Government professor featured in new documentary

Fail State,” a new documentary executive produced by Dan Rather, features government professor Suzanne Mettler. The film investigates the dark side of American higher education, chronicling the decades of policy decisions in Washington, D.C. that have given rise to a powerful for-profit college industry. 

Director Alexander Shebanow contacted Mettler in 2015, having read her 2014 book “Degrees of Inequality: How the Politics of Higher Education Sabotaged the American Dream.” 

“It meshed with the story he wanted to tell in the film he was making about why our system of higher education is not doing a better job of fostering opportunity for more Americans,” said Mettler, the John L. Senior Professor of American Institutions in the Department of Government.

Shebanow and his crew came to Mettler’s home for the filming, choosing to set up their cameras in her sunroom. 
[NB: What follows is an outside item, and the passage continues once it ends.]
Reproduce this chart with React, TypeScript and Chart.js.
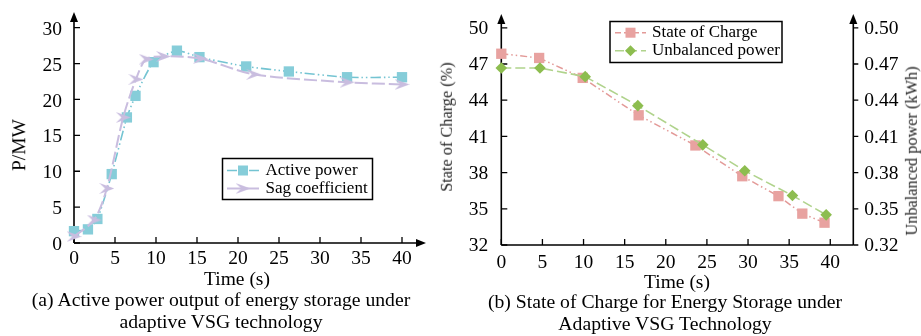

Mettler said it is always a pleasure to be interviewed by someone who has deeply absorbed your book. “His questions tapped into the very themes I had tried to convey,” she said, “particularly  that the United States has often in the past distinguished itself through its commitment to advancing higher education and expanding opportunity, but in recent decades our policies have gone off track.  We have ceased to invest sufficiently in public higher education, the institutions that have served the vast majority of college-going Americans. At the same time, we have channeled exorbitant amounts of federal money to for-profit colleges, despite their miserable track record in serving students.  As a result, the system is in some ways exacerbating inequality, rather than mitigating it.”

The film highlights these themes beautifully, said Mettler, by including interviews with students who have attended for-profit colleges, someone who recruited for a for-profit, the president of a community college, a community college student, and several policymakers. “The documentary is quite powerful and effective, and I’m so pleased to be associated with it,” she said.